Women look at the Tinder market and they see nearly infinite liquidity. Almost every time they swipe, they get a signal from the market that all the guys they pick (their top 5%) desire them. They interpret this as nearly unlimited demand for the product that they are selling. However, the market is being manipulated in the same way all markets have been throughout history. One of the classic market manipulation tricks is called spoofing the bid. When you are holding an asset (long) an important question is, “how much can I sell it for?” The more important question is the market depth at any particular price. If there’s one buyer who wants to buy $1 worth of whatever you’re selling, the thing you’re selling if you’re holding in size is actually worth a lot less than the price you see on the screen. If you’re selling $1M of some random cryptocurrency, you need to see how far into the order books your order would be sold into. What often happens is you see fake bids on the screen that are never meant to get hit, meaning that when you sell, before your order actually gets filled by buyers the market makers pull a bunch of that liquidity and you sell for a much worse price than you think you could get. Maybe your $1M of crypto shitcoin X is actually only worth $500K when you go to sell it. Which is why smart traders sell as prices are rising, not falling. You’re much more likely to find eager buyers as everyone thinks they’re getting rich, not when everyone in a crowded theatre on fire is looking to exit.

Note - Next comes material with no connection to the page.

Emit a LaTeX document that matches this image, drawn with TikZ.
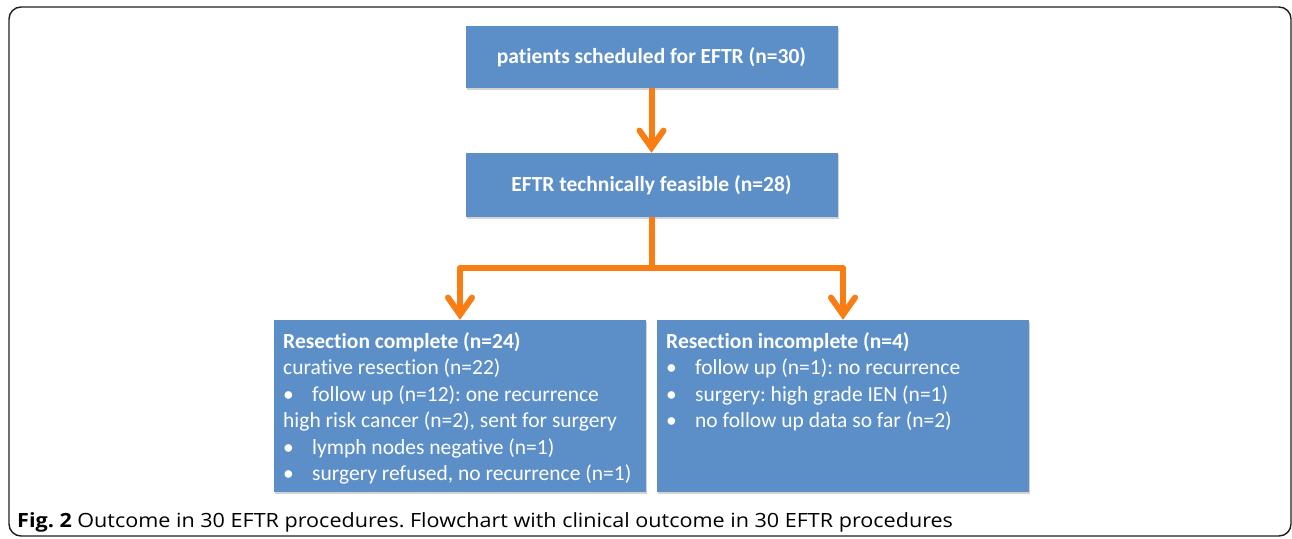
\documentclass[tikz,border=0pt]{standalone}
\usepackage{fontspec}
\setmainfont{Carlito}[Ligatures=NoCommon]
\newfontfamily\capfont{Open Sans}[FakeStretch=1.1]
\usetikzlibrary{arrows.meta,shadows}
\definecolor{boxblue}{RGB}{92,143,200}
\definecolor{arrorange}{RGB}{250,125,20}
\definecolor{framecol}{RGB}{30,30,30}
\tikzset{
  flowbox/.style={rectangle, fill=boxblue, draw=none, minimum width=372pt, inner sep=0pt,
    drop shadow={shadow xshift=1.2pt, shadow yshift=-1.5pt, opacity=0.35, fill=gray}},
  headtext/.style={text=white, font=\fontsize{21.5}{25}\selectfont\bfseries},
  bodytext/.style={text=white, inner sep=0pt, anchor=north west, align=left,
    font=\fontsize{21.5}{26.5}\selectfont},
  orline/.style={draw=arrorange, line width=6pt, line join=round},
  orarrow/.style={orline, -{Straight Barb[length=17pt,width=24pt,line join=miter,line cap=round]}},
}
\newcommand{\bul}{\makebox[29pt][l]{•}}
\begin{document}
\frenchspacing
\begin{tikzpicture}[x=1pt,y=-1pt]
\useasboundingbox (0,0) rectangle (1292,538);
\draw[framecol, line width=1.4pt, rounded corners=12pt] (9,7) rectangle (1291,536);

\node[flowbox, minimum height=62pt, headtext] (top) at (651.5,57) {patients scheduled for EFTR (n=30)};
\node[flowbox, minimum height=64pt, headtext] (mid) at (651.5,185) {EFTR technically feasible (n=28)};
\node[flowbox, minimum height=172pt] (left) at (460,406) {};
\node[flowbox, minimum height=172pt] (right) at (843,406) {};

\node[bodytext] (lefttext) at (283,332) {\textbf{Resection complete (n=24)}\\
curative resection (n=22)\\
\bul follow up (n=12): one recurrence\\
high risk cancer (n=2), sent for surgery\\
\bul lymph nodes negative (n=1)\\
\bul surgery refused, no recurrence (n=1)};

\node[bodytext] (righttext) at (666,332) {\textbf{Resection incomplete (n=4)}\\
\bul follow up (n=1): no recurrence\\
\bul surgery: high grade IEN (n=1)\\
\bul no follow up data so far (n=2)};

\coordinate (j) at (651.5,268);
\draw[orarrow] (top.south) -- (mid.north);
\draw[orline] (mid.south) -- (j);
\draw[orarrow] (j) -| (left.north);
\draw[orarrow] (j) -| (right.north);

\node[anchor=base west, inner sep=0pt, font=\capfont\fontsize{19.6}{23}\selectfont] (caption) at (17,527)
  {\textbf{Fig. 2} Outcome in 30 EFTR procedures. Flowchart with clinical outcome in 30 EFTR procedures};
\end{tikzpicture}
\end{document}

The analogy here is that women are actually selling into a classic market cycle. As they hit 18, they are in a raging bull market. Every dumbass cryptocurrency goes up 1000X in a crypto bull market, everyone is convinced they’re a genius, and everybody is convinced they’re going to be rich. Sadly, the vast majority of people will hold through the top, below where they bought, and down 90-99% from where they purchased. When they go to exit the altcoins they thought were worth millions will be worth thousands because all the eager buyers have become sellers all of a sudden.
Women are holding assets that seem to have unlimited demand during a bull market. (18-28), and then they hit rapidly declining market values (bear market). Some women time the market cleverly and understand that most of the liquidity they see is not real demand to marry them. At best it’s a few sloppy fucks and then a ghost. Some women are strong bidders and sell into strength as the market has real liquidity for their assets. However, many more women are duped by the fake liquidity they feel on OLD and confuse a cyclical bull market for an infinite bid market. Stocks always go up, except when they don’t for decades at a time. Always sell into strength, otherwise the asset you thought was going to make you rich, won’t buy you a pack of cigarettes and a handjob.